The biggest factor in restaurant failure is often identified as location. It can be seriously tough to get established and do well on an ongoing basis if there is a lack of footfall, the location is hard to find, there’s no parking or it’s just the wrong area for a restaurant like yours.
- Bad customer experience
Food is not the only reason that customers favour one restaurant over another. For most, it’s also about the experience they have and how they’re treated by your staff. Key to this are factors such as whether staff are friendly, efficient and engaged, what the restaurant feels like to be in and its cleanliness.
- Overspending and poor cash flow
The back end of the business needs to function just as well as front of house. Keep your costs lean, especially at first, and make sure that you always have enough cash in the bank to cover the essentials that keep the business afloat, such as suppliers and staff. Don’t be tempted to splash the cash on unnecessary fixtures, fittings or marketing until you have the cash flow to support it!
- Poor concept and bad food
A restaurant that doesn’t have a clearly defined concept can be confusing and ineffective at attracting customers. Keep your proposition simple to begin with; you can always look at branching out once you’ve established yourself and have built a good customer base. The quality of the food and the creativity of the menus will also play a big role in whether customers want to come, as well as why they return.
- Lack of marketing
If your potential customers just don’t know you’re there then they simply won’t come. Many restaurants fail because people just aren’t aware that they exist. If money is tight, make use of social media platforms such as Twitter and Facebook where cost-effective and highly targeted marketing really makes sense.

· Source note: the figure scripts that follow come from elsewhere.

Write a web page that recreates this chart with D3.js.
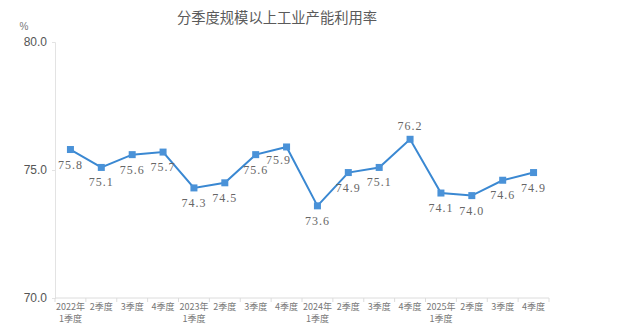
<!DOCTYPE html>
<html><head><meta charset="utf-8">
<script src="https://cdn.jsdelivr.net/npm/d3@7"></script>
<style>body{margin:0;background:#fff}svg{display:block}</style>
</head><body>
<svg id="c" width="625" height="334"></svg>
<script>
const title = "分季度规模以上工业产能利用率";
const quarterLine1 = ["2022年","2季度","3季度","4季度","2023年","2季度","3季度","4季度","2024年","2季度","3季度","4季度","2025年","2季度","3季度","4季度"];
const quarterLine2 = ["1季度","","","","1季度","","","","1季度","","","","1季度","","",""];
const values = [75.8,75.1,75.6,75.7,74.3,74.5,75.6,75.9,73.6,74.9,75.1,76.2,74.1,74.0,74.6,74.9];
const yTicks = [70,75,80];
const unit = "%";

const svg = d3.select("#c");
const m = {l:55, r:76, t:42, b:36};
const W = 625, H = 334;
const keys = d3.range(values.length);
const x = d3.scaleBand().domain(keys).range([m.l, W - m.r]);
const y = d3.scaleLinear().domain([70,80]).range([H - m.b, m.t]);

svg.append("text").attr("x",277).attr("y",23).attr("text-anchor","middle")
  .attr("font-family","'Noto Sans CJK SC',sans-serif").attr("font-size",14.3)
  .attr("fill","#5a5a5a").text(title);

svg.append("text").attr("x",24).attr("y",30).attr("text-anchor","middle")
  .attr("font-family","'Liberation Sans',sans-serif").attr("font-size",10)
  .attr("fill","#777").text(unit);

// y axis
const ya = svg.append("g").attr("transform",`translate(${m.l},0)`)
  .call(d3.axisLeft(y).tickValues(yTicks).tickFormat(d3.format(".1f")).tickSize(3).tickPadding(5));
ya.select(".domain").attr("stroke","#e3e3e3");
ya.selectAll(".tick line").attr("stroke","#e3e3e3");
ya.selectAll(".tick text").attr("font-family","'Liberation Sans',sans-serif")
  .attr("font-size",12).attr("fill","#555");

// x axis
const xa = svg.append("g").attr("transform",`translate(0,${H - m.b})`);
xa.append("line").attr("x1",m.l).attr("x2",W - m.r).attr("stroke","#dcdcdc");
xa.selectAll("line.tk").data(d3.range(values.length+1)).join("line").attr("class","tk")
  .attr("x1",i => m.l + i*x.step()).attr("x2",i => m.l + i*x.step())
  .attr("y1",0).attr("y2",4).attr("stroke","#dcdcdc");
const xl = xa.selectAll("text.xl").data(keys).join("text").attr("class","xl")
  .attr("x",i => x(i) + x.bandwidth()/2).attr("text-anchor","middle")
  .attr("font-family","'Noto Sans CJK SC',sans-serif").attr("font-size",9).attr("fill","#777");
xl.append("tspan").attr("x",i => x(i) + x.bandwidth()/2).attr("y",12).text(i => quarterLine1[i]);
xl.append("tspan").attr("x",i => x(i) + x.bandwidth()/2).attr("y",24).text(i => quarterLine2[i]);

// line
const cx = i => x(i) + x.bandwidth()/2;
svg.append("path").datum(keys)
  .attr("d", d3.line().x(cx).y(i => y(values[i])))
  .attr("fill","none").attr("stroke","#3a88d2").attr("stroke-width",2);

svg.selectAll("rect.mk").data(keys).join("rect").attr("class","mk")
  .attr("x",i => cx(i) - 3.5).attr("y",i => y(values[i]) - 3.5)
  .attr("width",7).attr("height",7).attr("fill","#4a92d8");

// labels: below each point, above for the peak
const peak = d3.maxIndex(values);
svg.selectAll("text.lb").data(keys).join("text").attr("class","lb")
  .attr("x",i => cx(i) + (i === 7 ? -8 : 0))
  .attr("y",i => y(values[i]) + (i === peak ? -9 : (i === 7 ? 17 : 19)))
  .attr("text-anchor","middle")
  .attr("font-family","'Liberation Serif',serif").attr("font-size",12)
  .attr("letter-spacing",1).attr("fill","#666")
  .text(i => values[i].toFixed(1));
</script>
</body></html>
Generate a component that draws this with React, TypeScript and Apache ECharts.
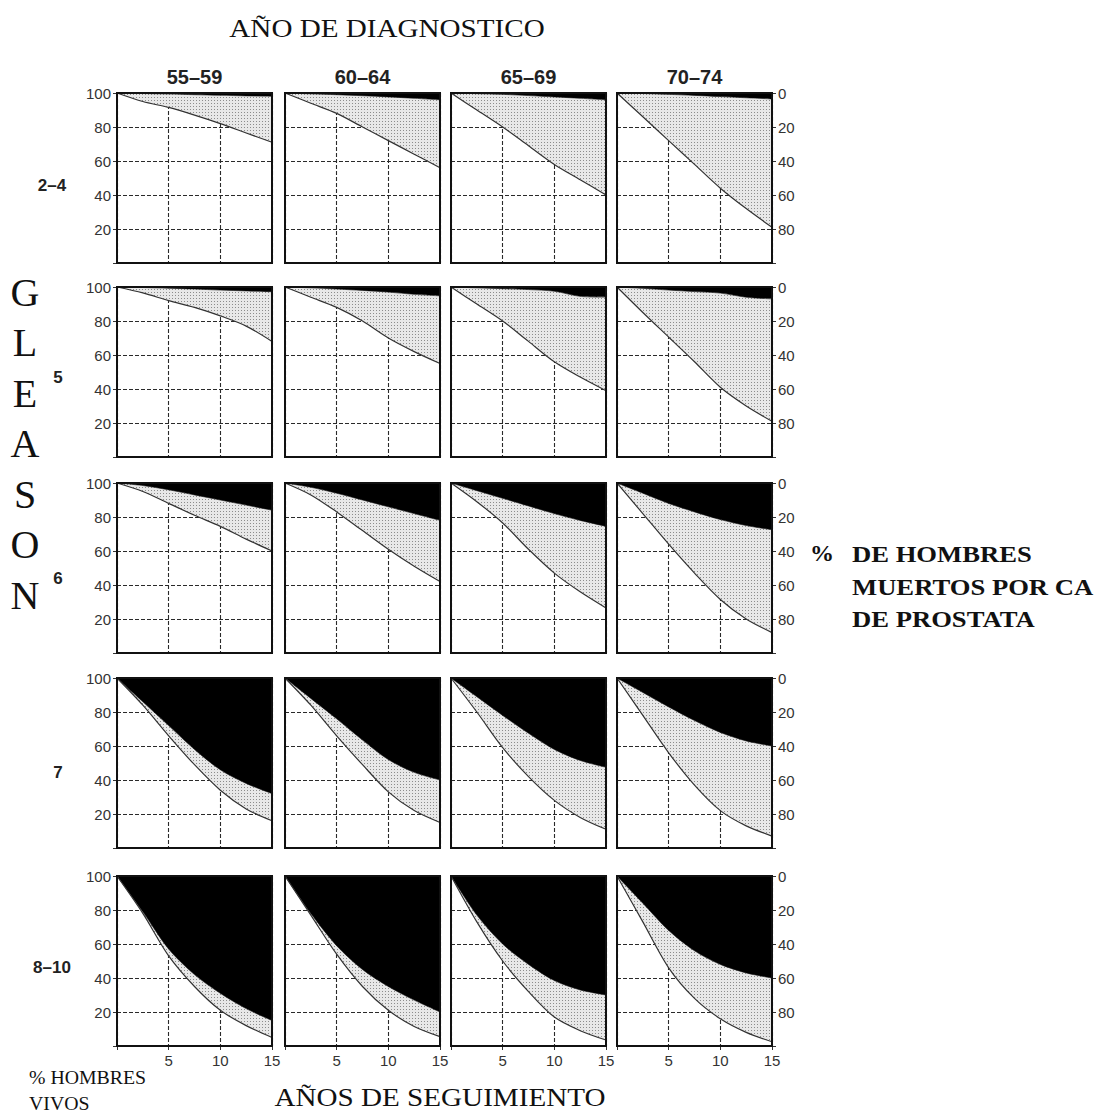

How to avoid making the worst mistakes
- Do your research – look into the local area, culinary scene and identify the demographics who will support your business.
- Choose your team carefully – every member of staff counts, from the head chef to the person washing the pots.
- Invest in some marketing – every business can do something, no matter how bootstrapped. Social media and local flyering are some of the cheapest options.
- Be clear about your concept at the start – don’t try to be all things to all people.
- Set your standards high – from restaurant cleanliness to food presentation and customer engagement, make sure the entire team knows what you want.
- Invest in quality – good quality ingredients, people and premises always shine through.